A particularly scathing composition, Portrait of my Ex-Girlfriend, 1999, makes explicit its physical and psychological references. Pieces of canvas are attached to each other with collaged areas. These collaged elements each depict an image that if looking at it quickly seem benign. Upon closer scrutiny, the large block of cross-sectioned skin is surrounded by three smaller images. On the lower left is an image that resembles a postage stamp. The text above reads, "Portrait of my ex-girlfriend", and below is written, "the colors used in this portrait are courtesy of Air France". Once again it is a curious mixture of language and imagery. The female figure depicted is nearly identically replicated on the right. She is a strange amalgamation of grotesque, veiny and skeletal features configured as a tree trunk. Further emphasizing the work’s symbolic intent, Jiménez pierces the canvas with many small black and multicolored pacifier toys that cover the surface of the drawing of skin as well as the larger skeletal figure on the right.

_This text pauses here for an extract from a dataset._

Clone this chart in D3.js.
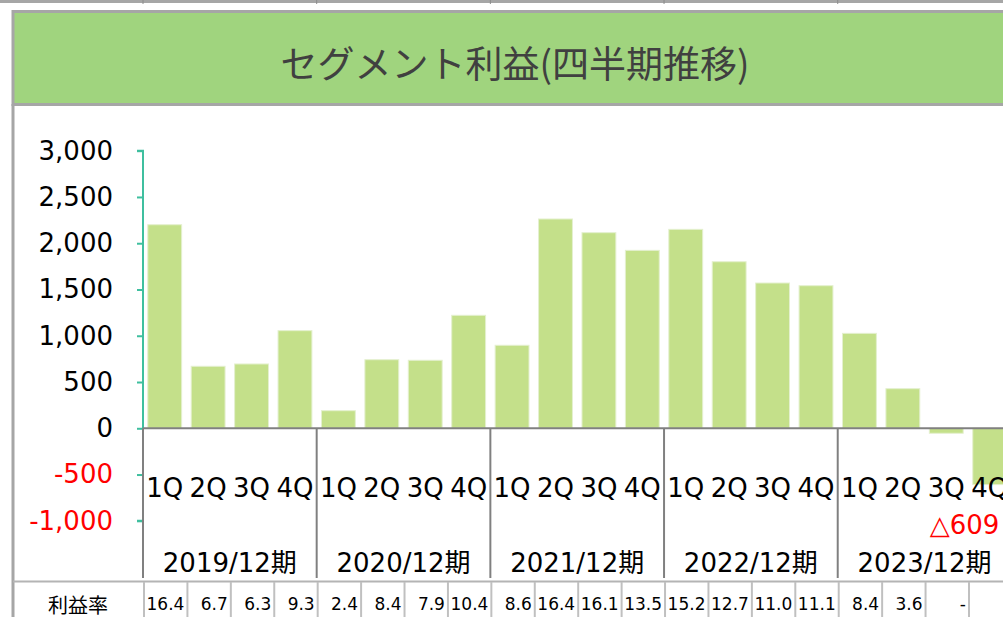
<!DOCTYPE html>
<html>
<head>
	<meta charset="utf-8">
	<script src="https://d3js.org/d3.v7.min.js"></script>
	<title></title>
	<style type="text/css">
		body { margin: 0; background: #fff; }
		svg { display: block; font-family: "DejaVu Sans", "Noto Sans CJK JP", sans-serif; }
	</style>
</head>
<body>
	<div id="chart"></div>

	<script type="text/javascript">

		var title = "セグメント利益(四半期推移)";
		var years = ["2019/12期", "2020/12期", "2021/12期", "2022/12期", "2023/12期"];
		var quarters = ["1Q", "2Q", "3Q", "4Q"];
		var profit = [2200, 670, 695, 1055,
		              190, 741, 735, 1221,
		              897, 2262, 2114, 1923,
		              2150, 1800, 1570, 1541,
		              1026, 428, -54, -609];
		var margin = ["16.4", "6.7", "6.3", "9.3",
		              "2.4", "8.4", "7.9", "10.4",
		              "8.6", "16.4", "16.1", "13.5",
		              "15.2", "12.7", "11.0", "11.1",
		              "8.4", "3.6", "-", ""];
		var yTicks = [-1000, -500, 0, 500, 1000, 1500, 2000, 2500, 3000];

		var width = 1003, height = 617;

		var svg = d3.select("#chart")
		  .append("svg")
		  .attr("width", width)
		  .attr("height", height);

		// top strip from the sheet above
		svg.append("rect").attr("x", 0).attr("y", 0).attr("width", width).attr("height", 3).attr("fill", "#a6a6a6");

		var x = d3.scaleBand()
		  .domain(d3.range(profit.length))
		  .range([143, 143 + 43.42 * profit.length])
		  .paddingInner(0.22)
		  .paddingOuter(0.11);
		var step = x.step();

		var y = d3.scaleLinear().domain([-1000, 3000]).range([520.8, 150.7]);

		years.forEach(function(yr, i) {
			svg.append("line")
			  .attr("x1", 143 + i * 4 * step).attr("x2", 143 + i * 4 * step)
			  .attr("y1", 0).attr("y2", 4)
			  .attr("stroke", "#8c8c8c").attr("stroke-width", 1);
		});

		// title box
		svg.append("rect")
		  .attr("x", 13).attr("y", 11.5)
		  .attr("width", width).attr("height", 93)
		  .attr("fill", "#a0d47e")
		  .attr("stroke", "#a6a6a6").attr("stroke-width", 3);

		svg.append("text")
		  .attr("x", 515).attr("y", 62)
		  .attr("text-anchor", "middle")
		  .attr("dominant-baseline", "central")
		  .attr("font-family", "'Noto Sans CJK JP', sans-serif")
		  .attr("font-size", 37)
		  .attr("fill", "#404040")
		  .text(title);

		svg.append("line")
		  .attr("x1", 13).attr("x2", 13).attr("y1", 104).attr("y2", height)
		  .attr("stroke", "#a6a6a6").attr("stroke-width", 3);

		// bars
		svg.append("g").selectAll("rect")
		  .data(profit)
		  .join("rect")
		  .attr("x", function(d, i) { return x(i); })
		  .attr("width", x.bandwidth())
		  .attr("y", function(d) { return y(Math.max(0, d)); })
		  .attr("height", function(d) { return Math.abs(y(d) - y(0)); })
		  .attr("fill", "#c4e08a")
		  .attr("stroke", "#e4f0cf")
		  .attr("stroke-width", 1);

		// y axis
		var fmt = d3.format(",");
		var yaxis = svg.append("g")
		  .attr("transform", "translate(143,0)")
		  .call(d3.axisLeft(y).tickValues(yTicks).tickSize(6)
		    .tickFormat(function(d) { return fmt(d).replace("\u2212", "-"); }));
		yaxis.selectAll("path, line").attr("stroke", "#3fbf9f").attr("stroke-width", 2);
		yaxis.select(".domain").attr("d", "M-6," + y(3000) + "H0V" + y(-1000) + "H-6").attr("fill", "none");
		yaxis.selectAll("text")
		  .attr("x", -30)
		  .attr("font-size", 26)
		  .attr("font-family", "'DejaVu Sans', sans-serif")
		  .attr("fill", function(d) { return d < 0 ? "#ff0000" : "#000"; });

		// category axis
		svg.append("line")
		  .attr("x1", 143).attr("x2", width).attr("y1", y(0)).attr("y2", y(0))
		  .attr("stroke", "#808080").attr("stroke-width", 2);

		years.forEach(function(yr, i) {
			var gx = 143 + i * 4 * step;
			svg.append("line")
			  .attr("x1", gx).attr("x2", gx).attr("y1", y(0)).attr("y2", 578)
			  .attr("stroke", "#808080").attr("stroke-width", 2);
			svg.append("text")
			  .attr("x", gx + 2 * step).attr("y", 563)
			  .attr("text-anchor", "middle").attr("dominant-baseline", "central")
			  .attr("font-size", 26).attr("fill", "#000")
			  .text(yr);
		});

		svg.append("g").selectAll("text")
		  .data(profit)
		  .join("text")
		  .attr("x", function(d, i) { return x(i) + x.bandwidth() / 2; })
		  .attr("y", 488)
		  .attr("text-anchor", "middle").attr("dominant-baseline", "central")
		  .attr("font-size", 26).attr("fill", "#000")
		  .text(function(d, i) { return quarters[i % 4]; });

		// negative value label
		var last = profit.length - 1;
		svg.append("text")
		  .attr("x", x(last) - 43).attr("y", 525)
		  .attr("dominant-baseline", "central")
		  .attr("font-size", 26).attr("fill", "#ff0000")
		  .text("△" + Math.abs(profit[last]));

		// margin table
		svg.append("line")
		  .attr("x1", 13).attr("x2", width).attr("y1", 581.5).attr("y2", 581.5)
		  .attr("stroke", "#b4b4b4").attr("stroke-width", 2);

		svg.append("text")
		  .attr("x", 78).attr("y", 604)
		  .attr("text-anchor", "middle").attr("dominant-baseline", "central")
		  .attr("font-family", "'Noto Sans CJK JP', sans-serif")
		  .attr("font-size", 20).attr("fill", "#000")
		  .text("利益率");

		svg.append("g").selectAll("line")
		  .data(d3.range(profit.length + 1))
		  .join("line")
		  .attr("x1", function(i) { return 144 + i * step; })
		  .attr("x2", function(i) { return 144 + i * step; })
		  .attr("y1", 582).attr("y2", height)
		  .attr("stroke", "#c0c0c0").attr("stroke-width", 2);

		svg.append("g").selectAll("text")
		  .data(margin)
		  .join("text")
		  .attr("x", function(d, i) { return 144 + (i + 1) * step - 3; })
		  .attr("y", 604)
		  .attr("text-anchor", "end").attr("dominant-baseline", "central")
		  .attr("font-size", 17).attr("fill", "#000")
		  .text(function(d) { return d; });

	</script>
</body>
</html>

All the images in the exhibition suggest their significance to the exhibition’s theme, Buying a Stove, but Ovulating at the Same Time. As the viewer, we are recurringly entranced by the chaotic, humorous and disturbing visual messages that lay before us. This is precisely the intent of the artist who states,

...our disturbed psyche is caused by both internal and external factors. For women it occurs on a monthly basis, yet for men some type of shift occurs as well. The impending threat of turmoil, whether it takes form physiologically or emotionally is prominent, inevitable and ultimately frightening. When you are content, there is something that is always lurking around the corner to undermine it. The many diversions we create by means of fetishes arising from ordinary objects compel us. They shape our thoughts, our feelings and ultimately the quality of our existence.